→ STATED EXERCISE: Restate the listing below word for word, omitting any images.

→ COLLECTED DATA:
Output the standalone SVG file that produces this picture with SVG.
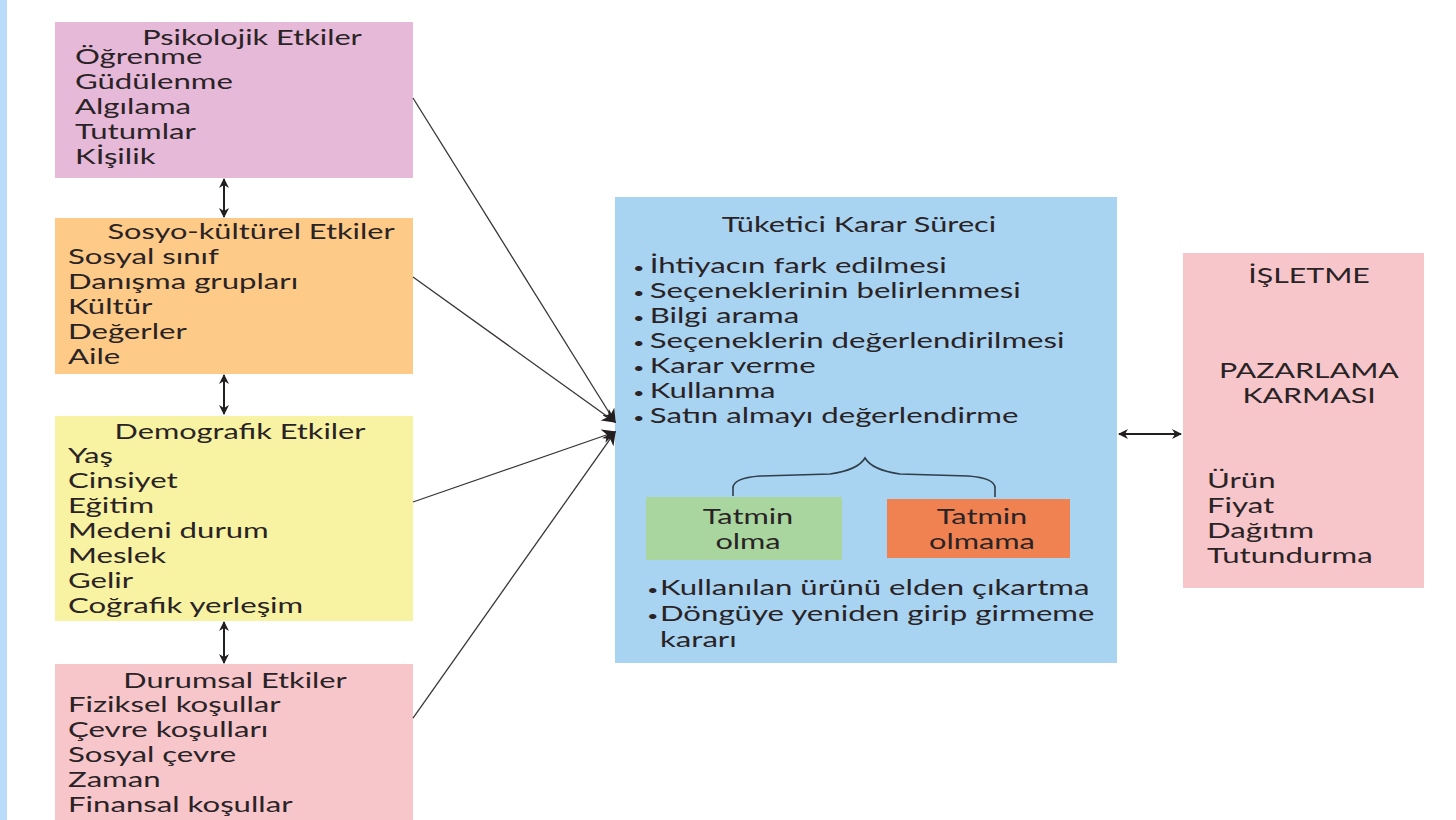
<svg xmlns="http://www.w3.org/2000/svg" width="1456" height="820" viewBox="0 0 1456 820">
<defs>
<marker id="ah" viewBox="0 0 10 10" refX="9" refY="5" markerWidth="10" markerHeight="10" orient="auto-start-reverse" markerUnits="userSpaceOnUse">
<path d="M0,0 L10,5 L0,10 L3,5 Z" fill="#231f20"/>
</marker>
<marker id="ahs" viewBox="0 0 10 10" refX="9" refY="5" markerWidth="14" markerHeight="14" orient="auto-start-reverse" markerUnits="userSpaceOnUse">
<path d="M0,0 L10,5 L0,10 L3,5 Z" fill="#231f20"/>
</marker>
</defs>
<style>
text{font-family:Lato,"Open Sans",sans-serif;font-size:20.5px;fill:#2a2326}
.c{text-anchor:middle}
.b{font-size:13px}
.ln{stroke:#3a3436;stroke-width:1.3;fill:none}
.dl{stroke:#231f20;stroke-width:2;fill:none}
</style>
<rect x="0" y="0" width="1456" height="820" fill="#ffffff"/>
<rect x="0" y="0" width="7" height="820" fill="#b9dcfb"/>

<g id="psikolojik">
<rect x="55" y="22" width="358" height="156" fill="#e6b9d8"/>
<g transform="translate(252,0) scale(1.5,1)"><text class="c" x="0" y="45">Psikolojik Etkiler</text></g>
<g transform="translate(75,0) scale(1.52,1)">
<text x="0" y="64">Öğrenme</text>
<text x="0" y="89">Güdülenme</text>
<text x="0" y="114">Algılama</text>
<text x="0" y="139">Tutumlar</text>
<text x="0" y="164">Kİşilik</text>
</g>
</g>

<g id="sosyokulturel">
<rect x="55" y="218" width="358" height="156" fill="#fdcb87"/>
<g transform="translate(251,0) scale(1.5,1)"><text class="c" x="0" y="239">Sosyo-kültürel Etkiler</text></g>
<g transform="translate(68,0) scale(1.52,1)">
<text x="0" y="264">Sosyal sınıf</text>
<text x="0" y="289">Danışma grupları</text>
<text x="0" y="314">Kültür</text>
<text x="0" y="339">Değerler</text>
<text x="0" y="364">Aile</text>
</g>
</g>

<g id="demografik">
<rect x="55" y="416" width="358" height="205" fill="#f8f3a2"/>
<g transform="translate(240,0) scale(1.5,1)"><text class="c" x="0" y="439">Demografik Etkiler</text></g>
<g transform="translate(68,0) scale(1.52,1)">
<text x="0" y="463">Yaş</text>
<text x="0" y="488">Cinsiyet</text>
<text x="0" y="513">Eğitim</text>
<text x="0" y="538">Medeni durum</text>
<text x="0" y="563">Meslek</text>
<text x="0" y="588">Gelir</text>
<text x="0" y="613">Coğrafik yerleşim</text>
</g>
</g>

<g id="durumsal">
<rect x="55" y="664" width="358" height="160" fill="#f6c6cb"/>
<g transform="translate(235,0) scale(1.5,1)"><text class="c" x="0" y="688">Durumsal Etkiler</text></g>
<g transform="translate(68,0) scale(1.52,1)">
<text x="0" y="712">Fiziksel koşullar</text>
<text x="0" y="737">Çevre koşulları</text>
<text x="0" y="762">Sosyal çevre</text>
<text x="0" y="787">Zaman</text>
<text x="0" y="812">Finansal koşullar</text>
</g>
</g>

<g id="karar-sureci">
<rect x="615" y="197" width="502" height="466" fill="#a8d3f1"/>
<g transform="translate(859,0) scale(1.5,1)"><text class="c" x="0" y="232">Tüketici Karar Süreci</text></g>
<g transform="translate(633,0) scale(1.52,1)">
<text x="0" y="273"><tspan class="b">•</tspan><tspan x="11">İhtiyacın fark edilmesi</tspan></text>
<text x="0" y="298"><tspan class="b">•</tspan><tspan x="11">Seçeneklerinin belirlenmesi</tspan></text>
<text x="0" y="323"><tspan class="b">•</tspan><tspan x="11">Bilgi arama</tspan></text>
<text x="0" y="348"><tspan class="b">•</tspan><tspan x="11">Seçeneklerin değerlendirilmesi</tspan></text>
<text x="0" y="373"><tspan class="b">•</tspan><tspan x="11">Karar verme</tspan></text>
<text x="0" y="398"><tspan class="b">•</tspan><tspan x="11">Kullanma</tspan></text>
<text x="0" y="423"><tspan class="b">•</tspan><tspan x="11">Satın almayı değerlendirme</tspan></text>
</g>
<path d="M733,496 L733,488 Q733,478 760,476 L830,474 Q858,470 865,458 Q872,470 900,474 L968,476 Q995,478 995,488 L995,497" stroke="#2e3f4a" stroke-width="1.6" fill="none"/>
<g transform="translate(647,0) scale(1.52,1)">
<text x="0" y="595"><tspan class="b">•</tspan><tspan x="8.5">Kullanılan ürünü elden çıkartma</tspan></text>
<text x="0" y="621"><tspan class="b">•</tspan><tspan x="8.5">Döngüye yeniden girip girmeme</tspan></text>
</g>
<g transform="translate(660,0) scale(1.52,1)"><text x="0" y="647">kararı</text></g>
</g>

<g id="tatmin-olma">
<rect x="646" y="497" width="196" height="63" fill="#a9d69f"/>
<g transform="translate(748,0) scale(1.5,1)">
<text class="c" x="0" y="524">Tatmin</text>
<text class="c" x="0" y="549">olma</text>
</g>
</g>

<g id="tatmin-olmama">
<rect x="887" y="499" width="183" height="59" fill="#f08252"/>
<g transform="translate(982,0) scale(1.5,1)">
<text class="c" x="0" y="524">Tatmin</text>
<text class="c" x="0" y="549">olmama</text>
</g>
</g>

<g id="isletme">
<rect x="1183" y="253" width="241" height="335" fill="#f6c6ca"/>
<g transform="translate(1309,0) scale(1.48,1)">
<text class="c" x="0" y="283">İŞLETME</text>
<text class="c" x="0" y="378">PAZARLAMA</text>
<text class="c" x="0" y="403">KARMASI</text>
</g>
<g transform="translate(1207,0) scale(1.52,1)">
<text x="0" y="488">Ürün</text>
<text x="0" y="513">Fiyat</text>
<text x="0" y="538">Dağıtım</text>
<text x="0" y="563">Tutundurma</text>
</g>
</g>

<g id="connectors">
<line class="ln" x1="413" y1="98" x2="615" y2="422" marker-end="url(#ahs)"/>
<line class="ln" x1="413" y1="277" x2="615" y2="422" marker-end="url(#ahs)"/>
<line class="ln" x1="413" y1="502" x2="615" y2="432" marker-end="url(#ahs)"/>
<line class="ln" x1="413" y1="718" x2="615" y2="432" marker-end="url(#ahs)"/>
<line class="dl" x1="224" y1="179" x2="224" y2="217" marker-start="url(#ah)" marker-end="url(#ah)"/>
<line class="dl" x1="224" y1="375" x2="224" y2="414" marker-start="url(#ah)" marker-end="url(#ah)"/>
<line class="dl" x1="224" y1="622" x2="224" y2="663" marker-start="url(#ah)" marker-end="url(#ah)"/>
<line class="dl" x1="1119" y1="434" x2="1181" y2="434" stroke-width="1.4" marker-start="url(#ah)" marker-end="url(#ah)"/>
</g>
</svg>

→ SOLUTION FOR THIS EXERCISE:
Output the standalone SVG file that produces this picture with SVG.
<svg xmlns="http://www.w3.org/2000/svg" width="1456" height="820" viewBox="0 0 1456 820">
<defs>
<marker id="ah" viewBox="0 0 10 10" refX="9" refY="5" markerWidth="10" markerHeight="10" orient="auto-start-reverse" markerUnits="userSpaceOnUse">
<path d="M0,0 L10,5 L0,10 L3,5 Z" fill="#231f20"/>
</marker>
<marker id="ahs" viewBox="0 0 10 10" refX="9" refY="5" markerWidth="14" markerHeight="14" orient="auto-start-reverse" markerUnits="userSpaceOnUse">
<path d="M0,0 L10,5 L0,10 L3,5 Z" fill="#231f20"/>
</marker>
</defs>
<style>
text{font-family:Lato,"Open Sans",sans-serif;font-size:20.5px;fill:#2a2326}
.c{text-anchor:middle}
.b{font-size:13px}
.ln{stroke:#3a3436;stroke-width:1.3;fill:none}
.dl{stroke:#231f20;stroke-width:2;fill:none}
</style>
<rect x="0" y="0" width="1456" height="820" fill="#ffffff"/>
<rect x="0" y="0" width="7" height="820" fill="#b9dcfb"/>

<g id="psikolojik">
<rect x="55" y="22" width="358" height="156" fill="#e6b9d8"/>
<g transform="translate(252,0) scale(1.5,1)"><text class="c" x="0" y="45">Psikolojik Etkiler</text></g>
<g transform="translate(75,0) scale(1.52,1)">
<text x="0" y="64">Öğrenme</text>
<text x="0" y="89">Güdülenme</text>
<text x="0" y="114">Algılama</text>
<text x="0" y="139">Tutumlar</text>
<text x="0" y="164">Kİşilik</text>
</g>
</g>

<g id="sosyokulturel">
<rect x="55" y="218" width="358" height="156" fill="#fdcb87"/>
<g transform="translate(251,0) scale(1.5,1)"><text class="c" x="0" y="239">Sosyo-kültürel Etkiler</text></g>
<g transform="translate(68,0) scale(1.52,1)">
<text x="0" y="264">Sosyal sınıf</text>
<text x="0" y="289">Danışma grupları</text>
<text x="0" y="314">Kültür</text>
<text x="0" y="339">Değerler</text>
<text x="0" y="364">Aile</text>
</g>
</g>

<g id="demografik">
<rect x="55" y="416" width="358" height="205" fill="#f8f3a2"/>
<g transform="translate(240,0) scale(1.5,1)"><text class="c" x="0" y="439">Demografik Etkiler</text></g>
<g transform="translate(68,0) scale(1.52,1)">
<text x="0" y="463">Yaş</text>
<text x="0" y="488">Cinsiyet</text>
<text x="0" y="513">Eğitim</text>
<text x="0" y="538">Medeni durum</text>
<text x="0" y="563">Meslek</text>
<text x="0" y="588">Gelir</text>
<text x="0" y="613">Coğrafik yerleşim</text>
</g>
</g>

<g id="durumsal">
<rect x="55" y="664" width="358" height="160" fill="#f6c6cb"/>
<g transform="translate(235,0) scale(1.5,1)"><text class="c" x="0" y="688">Durumsal Etkiler</text></g>
<g transform="translate(68,0) scale(1.52,1)">
<text x="0" y="712">Fiziksel koşullar</text>
<text x="0" y="737">Çevre koşulları</text>
<text x="0" y="762">Sosyal çevre</text>
<text x="0" y="787">Zaman</text>
<text x="0" y="812">Finansal koşullar</text>
</g>
</g>

<g id="karar-sureci">
<rect x="615" y="197" width="502" height="466" fill="#a8d3f1"/>
<g transform="translate(859,0) scale(1.5,1)"><text class="c" x="0" y="232">Tüketici Karar Süreci</text></g>
<g transform="translate(633,0) scale(1.52,1)">
<text x="0" y="273"><tspan class="b">•</tspan><tspan x="11">İhtiyacın fark edilmesi</tspan></text>
<text x="0" y="298"><tspan class="b">•</tspan><tspan x="11">Seçeneklerinin belirlenmesi</tspan></text>
<text x="0" y="323"><tspan class="b">•</tspan><tspan x="11">Bilgi arama</tspan></text>
<text x="0" y="348"><tspan class="b">•</tspan><tspan x="11">Seçeneklerin değerlendirilmesi</tspan></text>
<text x="0" y="373"><tspan class="b">•</tspan><tspan x="11">Karar verme</tspan></text>
<text x="0" y="398"><tspan class="b">•</tspan><tspan x="11">Kullanma</tspan></text>
<text x="0" y="423"><tspan class="b">•</tspan><tspan x="11">Satın almayı değerlendirme</tspan></text>
</g>
<path d="M733,496 L733,488 Q733,478 760,476 L830,474 Q858,470 865,458 Q872,470 900,474 L968,476 Q995,478 995,488 L995,497" stroke="#2e3f4a" stroke-width="1.6" fill="none"/>
<g transform="translate(647,0) scale(1.52,1)">
<text x="0" y="595"><tspan class="b">•</tspan><tspan x="8.5">Kullanılan ürünü elden çıkartma</tspan></text>
<text x="0" y="621"><tspan class="b">•</tspan><tspan x="8.5">Döngüye yeniden girip girmeme</tspan></text>
</g>
<g transform="translate(660,0) scale(1.52,1)"><text x="0" y="647">kararı</text></g>
</g>

<g id="tatmin-olma">
<rect x="646" y="497" width="196" height="63" fill="#a9d69f"/>
<g transform="translate(748,0) scale(1.5,1)">
<text class="c" x="0" y="524">Tatmin</text>
<text class="c" x="0" y="549">olma</text>
</g>
</g>

<g id="tatmin-olmama">
<rect x="887" y="499" width="183" height="59" fill="#f08252"/>
<g transform="translate(982,0) scale(1.5,1)">
<text class="c" x="0" y="524">Tatmin</text>
<text class="c" x="0" y="549">olmama</text>
</g>
</g>

<g id="isletme">
<rect x="1183" y="253" width="241" height="335" fill="#f6c6ca"/>
<g transform="translate(1309,0) scale(1.48,1)">
<text class="c" x="0" y="283">İŞLETME</text>
<text class="c" x="0" y="378">PAZARLAMA</text>
<text class="c" x="0" y="403">KARMASI</text>
</g>
<g transform="translate(1207,0) scale(1.52,1)">
<text x="0" y="488">Ürün</text>
<text x="0" y="513">Fiyat</text>
<text x="0" y="538">Dağıtım</text>
<text x="0" y="563">Tutundurma</text>
</g>
</g>

<g id="connectors">
<line class="ln" x1="413" y1="98" x2="615" y2="422" marker-end="url(#ahs)"/>
<line class="ln" x1="413" y1="277" x2="615" y2="422" marker-end="url(#ahs)"/>
<line class="ln" x1="413" y1="502" x2="615" y2="432" marker-end="url(#ahs)"/>
<line class="ln" x1="413" y1="718" x2="615" y2="432" marker-end="url(#ahs)"/>
<line class="dl" x1="224" y1="179" x2="224" y2="217" marker-start="url(#ah)" marker-end="url(#ah)"/>
<line class="dl" x1="224" y1="375" x2="224" y2="414" marker-start="url(#ah)" marker-end="url(#ah)"/>
<line class="dl" x1="224" y1="622" x2="224" y2="663" marker-start="url(#ah)" marker-end="url(#ah)"/>
<line class="dl" x1="1119" y1="434" x2="1181" y2="434" stroke-width="1.4" marker-start="url(#ah)" marker-end="url(#ah)"/>
</g>
</svg>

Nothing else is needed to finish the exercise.